Raw data —

▽

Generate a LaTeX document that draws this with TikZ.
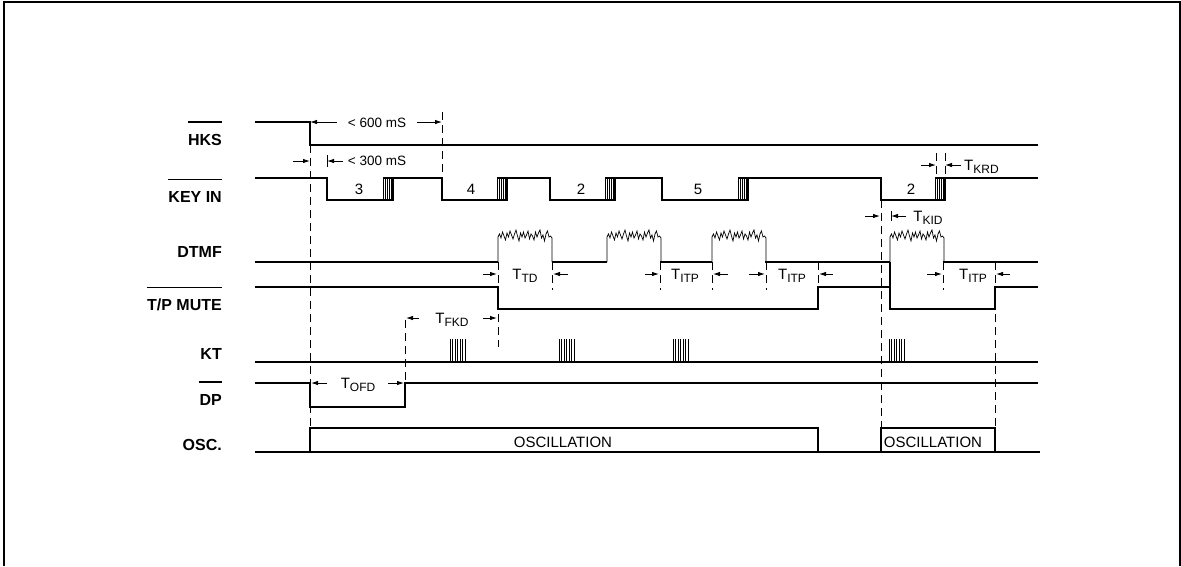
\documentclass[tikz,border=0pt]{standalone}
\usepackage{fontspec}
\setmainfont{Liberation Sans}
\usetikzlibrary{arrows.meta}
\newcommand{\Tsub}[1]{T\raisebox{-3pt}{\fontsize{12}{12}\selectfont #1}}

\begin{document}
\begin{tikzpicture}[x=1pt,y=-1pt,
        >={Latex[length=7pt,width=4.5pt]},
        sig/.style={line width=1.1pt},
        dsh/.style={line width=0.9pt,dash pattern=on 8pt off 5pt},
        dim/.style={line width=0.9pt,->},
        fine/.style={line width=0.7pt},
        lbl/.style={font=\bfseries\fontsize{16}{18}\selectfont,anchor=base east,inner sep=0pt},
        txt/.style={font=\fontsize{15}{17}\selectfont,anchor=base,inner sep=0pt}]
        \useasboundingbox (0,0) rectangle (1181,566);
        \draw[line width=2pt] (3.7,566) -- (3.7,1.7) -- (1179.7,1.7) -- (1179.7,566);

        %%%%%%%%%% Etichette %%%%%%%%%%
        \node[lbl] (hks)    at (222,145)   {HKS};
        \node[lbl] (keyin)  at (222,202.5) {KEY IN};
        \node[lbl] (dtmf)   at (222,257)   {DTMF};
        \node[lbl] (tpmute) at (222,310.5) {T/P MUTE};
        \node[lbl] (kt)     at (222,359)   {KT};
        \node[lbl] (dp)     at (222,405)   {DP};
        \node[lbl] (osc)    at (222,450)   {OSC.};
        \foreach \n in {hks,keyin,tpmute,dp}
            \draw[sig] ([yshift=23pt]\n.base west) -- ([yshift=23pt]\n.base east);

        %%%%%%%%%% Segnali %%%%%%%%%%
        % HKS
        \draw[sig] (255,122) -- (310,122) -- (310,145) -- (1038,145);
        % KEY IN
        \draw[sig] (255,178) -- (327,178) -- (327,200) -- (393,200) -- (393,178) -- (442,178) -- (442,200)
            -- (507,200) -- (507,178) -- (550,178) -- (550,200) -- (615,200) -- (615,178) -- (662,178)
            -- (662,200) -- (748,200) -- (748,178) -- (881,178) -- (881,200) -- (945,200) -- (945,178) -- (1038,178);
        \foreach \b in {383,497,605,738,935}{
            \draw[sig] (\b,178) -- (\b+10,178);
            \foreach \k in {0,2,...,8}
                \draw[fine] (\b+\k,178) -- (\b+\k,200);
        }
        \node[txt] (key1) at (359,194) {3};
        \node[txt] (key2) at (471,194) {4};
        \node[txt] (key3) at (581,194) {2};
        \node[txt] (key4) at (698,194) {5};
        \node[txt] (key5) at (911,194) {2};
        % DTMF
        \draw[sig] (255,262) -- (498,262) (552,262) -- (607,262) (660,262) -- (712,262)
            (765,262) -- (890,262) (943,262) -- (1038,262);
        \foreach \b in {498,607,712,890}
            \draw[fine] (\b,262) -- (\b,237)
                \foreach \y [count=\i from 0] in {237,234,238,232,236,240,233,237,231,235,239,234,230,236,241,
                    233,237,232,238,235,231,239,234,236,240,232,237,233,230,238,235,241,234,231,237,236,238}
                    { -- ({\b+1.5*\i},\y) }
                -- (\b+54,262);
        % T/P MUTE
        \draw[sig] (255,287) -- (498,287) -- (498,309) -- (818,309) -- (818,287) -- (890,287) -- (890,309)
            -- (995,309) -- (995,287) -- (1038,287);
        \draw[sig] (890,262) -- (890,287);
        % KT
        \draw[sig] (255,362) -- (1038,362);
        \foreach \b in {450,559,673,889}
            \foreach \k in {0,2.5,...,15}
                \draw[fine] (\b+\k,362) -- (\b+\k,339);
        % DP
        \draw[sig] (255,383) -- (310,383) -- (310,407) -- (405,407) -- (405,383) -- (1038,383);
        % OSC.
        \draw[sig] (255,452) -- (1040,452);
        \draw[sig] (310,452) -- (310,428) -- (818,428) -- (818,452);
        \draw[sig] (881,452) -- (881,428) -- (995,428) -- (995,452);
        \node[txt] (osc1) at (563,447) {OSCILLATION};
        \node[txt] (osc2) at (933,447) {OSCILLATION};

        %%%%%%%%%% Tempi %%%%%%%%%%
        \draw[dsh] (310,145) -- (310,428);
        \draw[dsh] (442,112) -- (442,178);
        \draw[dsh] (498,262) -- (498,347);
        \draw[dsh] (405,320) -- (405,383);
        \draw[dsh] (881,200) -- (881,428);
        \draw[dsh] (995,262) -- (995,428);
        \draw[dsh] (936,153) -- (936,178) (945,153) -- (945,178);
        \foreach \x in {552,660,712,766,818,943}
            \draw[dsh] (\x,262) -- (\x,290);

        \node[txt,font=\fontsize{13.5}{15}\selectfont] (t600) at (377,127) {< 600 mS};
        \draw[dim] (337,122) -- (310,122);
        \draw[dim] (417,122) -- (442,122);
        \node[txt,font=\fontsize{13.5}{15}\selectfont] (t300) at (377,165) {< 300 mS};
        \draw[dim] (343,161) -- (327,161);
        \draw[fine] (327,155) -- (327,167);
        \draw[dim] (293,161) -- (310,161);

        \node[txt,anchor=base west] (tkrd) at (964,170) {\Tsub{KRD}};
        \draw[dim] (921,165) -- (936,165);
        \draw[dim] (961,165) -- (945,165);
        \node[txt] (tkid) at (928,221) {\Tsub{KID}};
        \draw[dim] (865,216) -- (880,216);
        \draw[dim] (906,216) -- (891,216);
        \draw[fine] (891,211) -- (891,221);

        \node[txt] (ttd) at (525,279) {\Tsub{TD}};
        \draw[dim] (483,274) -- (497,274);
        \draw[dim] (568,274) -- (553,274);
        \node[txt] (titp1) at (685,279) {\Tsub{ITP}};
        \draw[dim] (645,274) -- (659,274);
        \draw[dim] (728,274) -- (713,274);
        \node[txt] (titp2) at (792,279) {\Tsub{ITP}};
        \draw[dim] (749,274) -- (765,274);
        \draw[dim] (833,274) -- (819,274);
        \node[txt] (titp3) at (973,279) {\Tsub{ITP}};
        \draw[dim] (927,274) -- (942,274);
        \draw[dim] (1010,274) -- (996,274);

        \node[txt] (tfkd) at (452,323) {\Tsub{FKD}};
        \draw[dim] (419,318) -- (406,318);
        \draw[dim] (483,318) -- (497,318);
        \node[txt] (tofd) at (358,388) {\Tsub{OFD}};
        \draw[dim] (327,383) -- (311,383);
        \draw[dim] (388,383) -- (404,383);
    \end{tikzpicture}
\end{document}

△
▽

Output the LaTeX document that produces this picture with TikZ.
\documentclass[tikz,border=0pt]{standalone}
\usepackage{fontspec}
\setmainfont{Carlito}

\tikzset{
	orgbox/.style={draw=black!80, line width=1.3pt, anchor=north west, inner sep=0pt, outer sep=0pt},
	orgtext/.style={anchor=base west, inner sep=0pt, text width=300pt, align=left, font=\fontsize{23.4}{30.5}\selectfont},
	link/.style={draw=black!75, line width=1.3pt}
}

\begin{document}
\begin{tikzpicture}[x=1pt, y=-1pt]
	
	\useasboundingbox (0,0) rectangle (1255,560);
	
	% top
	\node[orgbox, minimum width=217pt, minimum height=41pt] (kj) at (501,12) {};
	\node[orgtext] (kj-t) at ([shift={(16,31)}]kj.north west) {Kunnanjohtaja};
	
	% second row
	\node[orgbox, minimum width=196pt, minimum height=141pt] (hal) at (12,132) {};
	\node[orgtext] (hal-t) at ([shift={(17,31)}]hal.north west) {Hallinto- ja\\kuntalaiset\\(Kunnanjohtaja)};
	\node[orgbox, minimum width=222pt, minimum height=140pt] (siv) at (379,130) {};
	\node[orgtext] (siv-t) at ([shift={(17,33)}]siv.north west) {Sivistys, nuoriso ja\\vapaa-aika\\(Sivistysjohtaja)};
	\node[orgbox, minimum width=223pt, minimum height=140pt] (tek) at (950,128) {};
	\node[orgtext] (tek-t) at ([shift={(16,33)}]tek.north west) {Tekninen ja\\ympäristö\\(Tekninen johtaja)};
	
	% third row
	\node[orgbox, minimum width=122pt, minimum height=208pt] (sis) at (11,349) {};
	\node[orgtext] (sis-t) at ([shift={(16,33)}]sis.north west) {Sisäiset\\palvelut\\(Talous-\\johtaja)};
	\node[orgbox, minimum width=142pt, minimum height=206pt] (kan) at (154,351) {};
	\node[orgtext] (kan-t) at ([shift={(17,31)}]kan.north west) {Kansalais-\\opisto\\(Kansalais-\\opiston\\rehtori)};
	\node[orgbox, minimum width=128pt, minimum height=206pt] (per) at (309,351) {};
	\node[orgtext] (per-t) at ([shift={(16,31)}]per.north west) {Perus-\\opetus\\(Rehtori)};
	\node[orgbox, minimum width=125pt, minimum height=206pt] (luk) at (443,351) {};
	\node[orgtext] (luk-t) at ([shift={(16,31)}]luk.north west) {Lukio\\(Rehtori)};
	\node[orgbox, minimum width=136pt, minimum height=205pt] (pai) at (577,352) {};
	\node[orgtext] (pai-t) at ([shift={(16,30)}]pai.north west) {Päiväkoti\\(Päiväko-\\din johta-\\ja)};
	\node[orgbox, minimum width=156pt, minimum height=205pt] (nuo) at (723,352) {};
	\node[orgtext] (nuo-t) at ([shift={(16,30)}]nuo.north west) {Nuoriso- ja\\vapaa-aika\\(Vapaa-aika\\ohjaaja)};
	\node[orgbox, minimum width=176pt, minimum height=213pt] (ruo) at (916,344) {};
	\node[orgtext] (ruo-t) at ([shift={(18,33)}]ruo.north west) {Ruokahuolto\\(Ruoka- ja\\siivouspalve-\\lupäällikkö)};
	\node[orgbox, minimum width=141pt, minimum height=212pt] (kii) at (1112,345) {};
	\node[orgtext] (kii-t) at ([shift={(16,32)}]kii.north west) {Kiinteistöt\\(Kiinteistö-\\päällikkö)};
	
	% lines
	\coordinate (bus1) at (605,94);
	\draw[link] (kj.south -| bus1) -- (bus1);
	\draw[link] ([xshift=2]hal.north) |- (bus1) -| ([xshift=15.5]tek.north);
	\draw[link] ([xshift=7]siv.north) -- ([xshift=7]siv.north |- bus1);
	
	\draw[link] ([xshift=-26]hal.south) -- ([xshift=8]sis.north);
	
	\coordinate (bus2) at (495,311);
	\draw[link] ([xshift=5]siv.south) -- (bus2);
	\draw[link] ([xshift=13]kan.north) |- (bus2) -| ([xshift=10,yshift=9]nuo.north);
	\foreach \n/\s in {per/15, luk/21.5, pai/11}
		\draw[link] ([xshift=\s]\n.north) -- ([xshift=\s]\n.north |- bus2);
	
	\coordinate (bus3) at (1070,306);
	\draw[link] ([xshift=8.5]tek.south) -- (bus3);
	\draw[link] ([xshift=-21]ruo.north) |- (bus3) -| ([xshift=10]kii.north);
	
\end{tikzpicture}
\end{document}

△
▽

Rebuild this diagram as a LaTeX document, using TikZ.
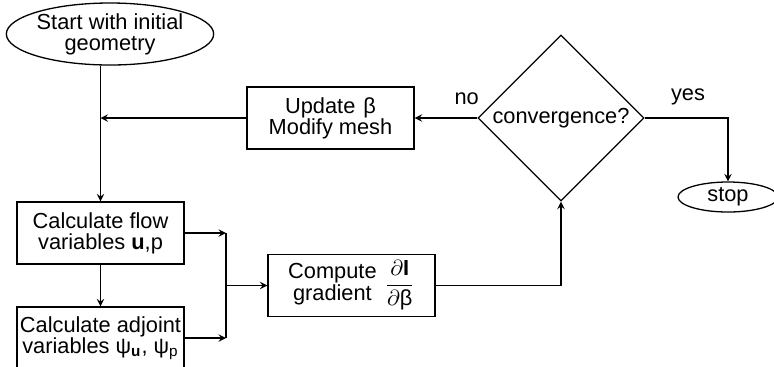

△

Copy every line of the entries above in which "this" occurs.

Output —
Generate a LaTeX document that draws this with TikZ.
Output the LaTeX document that produces this picture with TikZ.
Rebuild this diagram as a LaTeX document, using TikZ.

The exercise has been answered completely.